Movie Info
Movie Name: Brink of Life
Studio: Nordisk Tonefilm
Genre(s): Drama
Release Date(s): March 31, 1958 (Sweden)/May 13, 1958 (Cannes)
MPAA Rating: Not Rated
In maternity ward, three women find themselves in different situations. Cecilia Ellius (Ingrid Thulin) is struggling with loss and the fear that the marriage to her husband Anders (Erland Josephson) who doesn’t support the pregnancy is a mistake. Stina Andersson (Eva Dahlbeck) and her husband Harry (Max Von Sydow) are expecting a child but Stina discovers the baby is taking longer to be born than she had hoped or expected.
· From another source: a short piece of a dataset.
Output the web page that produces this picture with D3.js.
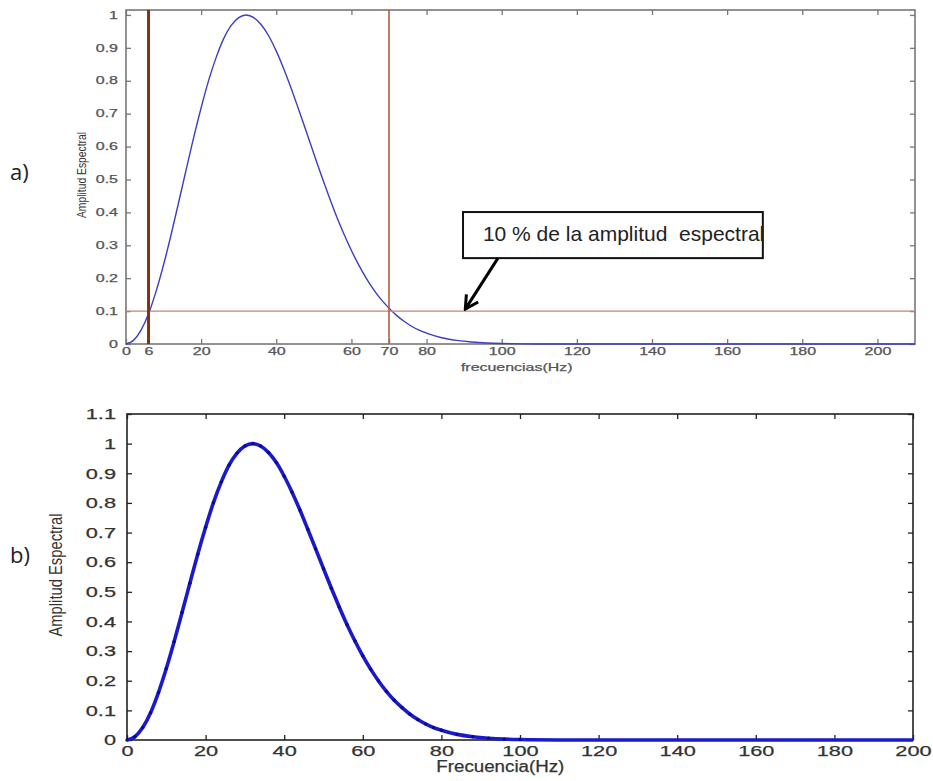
<!DOCTYPE html>
<html>
<head>
<meta charset="utf-8">
<script src="https://cdn.jsdelivr.net/npm/d3@7"></script>
<style>
  body { margin: 0; background: #fff; }
  svg { display: block; font-family: "Liberation Sans", Arial, sans-serif; }
</style>
</head>
<body>
<svg id="fig" width="933" height="781"></svg>
<script>
// spectrum (Hz -> normalised amplitude)
const freq = [0, 2, 4, 6, 8, 10, 12, 14, 16, 18, 20, 22, 24, 26, 28, 30, 32, 34, 36, 38, 40,
  42, 44, 46, 48, 50, 52, 54, 56, 58, 60, 62, 64, 66, 68, 70, 72, 74, 76, 78, 80,
  84, 88, 92, 96, 100, 110, 120, 130, 140, 150, 160, 170, 180, 190, 200, 210];
const amp = [0, 0.011, 0.042, 0.092, 0.16, 0.241, 0.332, 0.43, 0.529, 0.627, 0.718, 0.801, 0.871, 0.928, 0.968, 0.992, 1.0, 0.992, 0.97, 0.936, 0.89,
  0.836, 0.776, 0.711, 0.645, 0.578, 0.512, 0.449, 0.389, 0.334, 0.284, 0.239, 0.199, 0.164, 0.134, 0.109, 0.087, 0.069, 0.054, 0.042, 0.033,
  0.019, 0.011, 0.006, 0.003, 0.0015, 0.0002, 0, 0, 0, 0, 0, 0, 0, 0, 0, 0];

const xTicksA = [0, 6, 20, 40, 60, 70, 80, 100, 120, 140, 160, 180, 200];
const yTicksA = [0, 0.1, 0.2, 0.3, 0.4, 0.5, 0.6, 0.7, 0.8, 0.9, 1];
const xTicksB = [0, 20, 40, 60, 80, 100, 120, 140, 160, 180, 200];
const yTicksB = [0, 0.1, 0.2, 0.3, 0.4, 0.5, 0.6, 0.7, 0.8, 0.9, 1, 1.1];

const cutoffFreqs = [6, 70];
const cutoffLevel = 0.1;
const noteText = "10 % de la amplitud  espectral";

const data = freq.map((f, i) => ({ f, a: amp[i] }));
const svg = d3.select("#fig");

// arrow head for the annotation
svg.append("defs").append("marker")
  .attr("id", "head")
  .attr("viewBox", "-16 -9 18 18")
  .attr("markerWidth", 18).attr("markerHeight", 18)
  .attr("markerUnits", "userSpaceOnUse")
  .attr("refX", 0).attr("refY", 0)
  .attr("orient", "auto")
  .append("path")
  .attr("d", "M-13,-7L0,0L-13,7")
  .attr("fill", "none").attr("stroke", "#000").attr("stroke-width", 3);

function stretch(sel, k) {
  sel.each(function () {
    const w = this.getComputedTextLength();
    d3.select(this).attr("textLength", w * k).attr("lengthAdjust", "spacingAndGlyphs");
  });
}

function drawPanel(p) {
  const g = svg.append("g");
  const x = d3.scaleLinear().domain(p.xDomain).range([p.left, p.right]);
  const y = d3.scaleLinear().domain(p.yDomain).range([p.bottom, p.top]);
  const fmt = (d) => String(d);
  const w = p.right - p.left;
  const h = p.bottom - p.top;

  g.append("rect")
    .attr("x", p.left).attr("y", p.top).attr("width", w).attr("height", h)
    .attr("fill", "#fff").attr("stroke", p.boxColor).attr("stroke-width", 1.6);

  const styleAxis = (a) => {
    a.attr("font-size", null).attr("font-family", null);
    a.select(".domain").remove();
    a.selectAll(".tick line").attr("stroke", p.boxColor).attr("stroke-width", 1.3);
    a.selectAll(".tick text")
      .attr("fill", p.tickColor)
      .attr("stroke", p.tickColor).attr("stroke-width", 0.25)
      .style("font-size", p.tickFont + "px");
  };

  const xb = g.append("g").attr("transform", `translate(0,${p.bottom})`)
    .call(d3.axisBottom(x).tickValues(p.xTicks).tickSizeInner(-5).tickSizeOuter(0).tickPadding(p.xPad).tickFormat(fmt));
  const xt = g.append("g").attr("transform", `translate(0,${p.top})`)
    .call(d3.axisTop(x).tickValues(p.xTicks.filter((d) => d % 20 === 0)).tickSizeInner(-5).tickSizeOuter(0).tickFormat(""));
  const yl = g.append("g").attr("transform", `translate(${p.left},0)`)
    .call(d3.axisLeft(y).tickValues(p.yTicks).tickSizeInner(-5).tickSizeOuter(0).tickPadding(p.yPad).tickFormat(fmt));
  const yr = g.append("g").attr("transform", `translate(${p.right},0)`)
    .call(d3.axisRight(y).tickValues(p.yTicks).tickSizeInner(-5).tickSizeOuter(0).tickFormat(""));
  [xb, xt, yl, yr].forEach(styleAxis);
  stretch(xb.selectAll(".tick text"), p.tickStretch);
  stretch(yl.selectAll(".tick text"), p.tickStretch);

  const pts = data.filter((d) => d.f <= p.xDomain[1]);
  const line = d3.line().curve(d3.curveMonotoneX).x((d) => x(d.f)).y((d) => y(d.a));
  g.append("path").datum(pts)
    .attr("d", line)
    .attr("fill", "none")
    .attr("stroke", p.lineColor)
    .attr("stroke-width", p.lineWidth)
    .attr("stroke-linejoin", "round");

  if (p.dots) {
    g.append("g").selectAll("circle").data(pts.filter((d) => d.f <= 100)).join("circle")
      .attr("cx", (d) => x(d.f)).attr("cy", (d) => y(d.a)).attr("r", 1.7)
      .attr("fill", "#0a0a8c");
  }

  if (p.guides) {
    g.append("line")
      .attr("x1", p.left).attr("x2", p.right)
      .attr("y1", y(cutoffLevel)).attr("y2", y(cutoffLevel))
      .attr("stroke", "#c4866a").attr("stroke-width", 1.3);
    g.selectAll("line.cut").data(cutoffFreqs).join("line")
      .attr("class", "cut")
      .attr("x1", (d) => x(d)).attr("x2", (d) => x(d))
      .attr("y1", p.top).attr("y2", p.bottom)
      .attr("stroke", (d, i) => (i === 0 ? "#7a3418" : "#b0603e"))
      .attr("stroke-width", (d, i) => (i === 0 ? 3 : 1.6));
  }

  const xl = g.append("text")
    .attr("x", x(p.xLabelAt)).attr("y", p.xLabelY)
    .attr("text-anchor", "middle")
    .attr("fill", p.tickColor)
    .attr("stroke", p.tickColor).attr("stroke-width", 0.25)
    .style("font-size", p.xLabelFont + "px")
    .text(p.xLabel);
  stretch(xl, p.xLabelStretch);

  const ylab = g.append("text")
    .attr("transform", `translate(${p.yLabelX},${(p.top + p.bottom) / 2 - 2}) rotate(-90)`)
    .attr("text-anchor", "middle")
    .attr("fill", "#333")
    .style("font-size", p.yLabelFont + "px")
    .text("Amplitud Espectral");
  stretch(ylab, p.yLabelStretch);

  svg.append("text")
    .attr("x", 10).attr("y", p.tagY)
    .attr("fill", "#222")
    .style("font-family", "'Open Sans', sans-serif")
    .style("font-size", "22px")
    .text(p.tag);

  return { x, y, g };
}

const a = drawPanel({
  left: 126, right: 915, top: 10, bottom: 344,
  xDomain: [0, 210], yDomain: [0, 1.015],
  xTicks: xTicksA, yTicks: yTicksA,
  boxColor: "#777", tickColor: "#555", tickFont: 10, tickStretch: 1.6,
  xPad: 4, yPad: 8,
  lineColor: "#3d3dc4", lineWidth: 1.4, dots: false, guides: true,
  xLabel: "frecuencias(Hz)", xLabelAt: 104, xLabelY: 371, xLabelFont: 11, xLabelStretch: 1.45,
  yLabelX: 86, yLabelFont: 12, yLabelStretch: 0.86,
  tag: "a)", tagY: 180
});

drawPanel({
  left: 127, right: 913, top: 414, bottom: 740,
  xDomain: [0, 200], yDomain: [0, 1.1],
  xTicks: xTicksB, yTicks: yTicksB,
  boxColor: "#222", tickColor: "#333", tickFont: 15, tickStretch: 1.45,
  xPad: 5, yPad: 11,
  lineColor: "#1a1acc", lineWidth: 3.6, dots: true, guides: false,
  xLabel: "Frecuencia(Hz)", xLabelAt: 95, xLabelY: 772, xLabelFont: 16, xLabelStretch: 1.17,
  yLabelX: 62, yLabelFont: 18, yLabelStretch: 0.82,
  tag: "b)", tagY: 563
});

// annotation on panel a, placed in data units
const note = { x0: 89.7, x1: 169.5, yTop: 0.401, yBot: 0.261, textX: 95, textY: 0.313, fromX: 99, toX: 90.3, toY: 0.106 };
a.g.append("rect")
  .attr("x", a.x(note.x0)).attr("y", a.y(note.yTop))
  .attr("width", a.x(note.x1) - a.x(note.x0)).attr("height", a.y(note.yBot) - a.y(note.yTop))
  .attr("fill", "#fff").attr("stroke", "#111").attr("stroke-width", 2);
a.g.append("text")
  .attr("x", a.x(note.textX)).attr("y", a.y(note.textY))
  .attr("fill", "#222")
  .style("font-size", "21px")
  .style("white-space", "pre")
  .text(noteText);
a.g.append("line")
  .attr("x1", a.x(note.fromX)).attr("y1", a.y(note.yBot))
  .attr("x2", a.x(note.toX)).attr("y2", a.y(note.toY))
  .attr("stroke", "#000").attr("stroke-width", 3)
  .attr("marker-end", "url(#head)");
</script>
</body>
</html>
Young and unmarried Hjördis Petterson (Bibi Andersson) wishes she wasn’t pregnant and questions what her future holds if the baby is born.
Directed by Ingmar Bergman, Brink of Life (Nära livet) is a black-and-white Swedish drama. Following Bergman’s Wild Strawberries from 1957, the film sometimes goes by the title So Close to Life and received a Best Director award with Best Actress awards for Bibi Andersson, Eva Dahlbeck, Ingrid Thulin, and Barbro Hiort af Ornäs at the Cannes Film Festival. The Criterion Collection released a remastered version of the film as part of their Ingmar Bergman’s Cinema boxset.
The massive Ingmar Bergman’s Cinema boxset is filled with interesting and classic films. Sometimes, going through and picking an unseen film for time is a good thing. Brink of Life is a strong drama with a great cast that is short and sweet.
The film is essentially a character study (like many of Bergman’s movies) of the three women in different positions in their life. The tie is the unknown factor of what motherhood can do to a person. Cecilia’s character isn’t sure she wants to be a mother or if she’d be a good mother, but finds herself mourning the loss of her child when the opportunity is taken from her. Stina wants nothing more than to be a mother and demonstrates her desire in her treatment of her roommates and her concern for their wellbeing. Hjördis doesn’t want to be a mother because of the fears and her youth and struggles with the idea that rejecting motherhood could hurt a child who didn’t ask to be born.
The cast is great. While all three expectant mothers do a great job, Eva Dahlbeck shines the brightest. Her joy of the upcoming motherhood is the often described “radiant” mother that practically gives off light. As a jaded viewer, you know that it could be bad for her in the end (especially after her own fearful vision), but the script has you maintaining hope that you’ll be wrong since the script is very naturalistic. The fourth “mother” is Barbro Hiort af Ornäs who plays the nurse Brita who you have to imagine has seen so much and takes on these experiences every day.
The movie is very basic in its visuals. Set entirely in the maternity wing of the hospital, the movie obviously deals with blank walls and cold, undecorated rooms…which does raise the question of why “sterility” in hospitals means that they have to be so lifeless. In Bergman’s film, the characters bring the life into the empty space and naturally fill it.
Brink of Life isn’t the most memorable film you will ever watch, but it is a good film. It is always a nice reminder that movies can do drama and due it subtly. The film is blunt but tactful in its exploration and it feels like something that was probably ahead of its time. Now, you might expect some more graphic scenes and discussions, but that doesn’t necessarily make it better. Bergman followed Brink of Life with The Magician also released in 1958.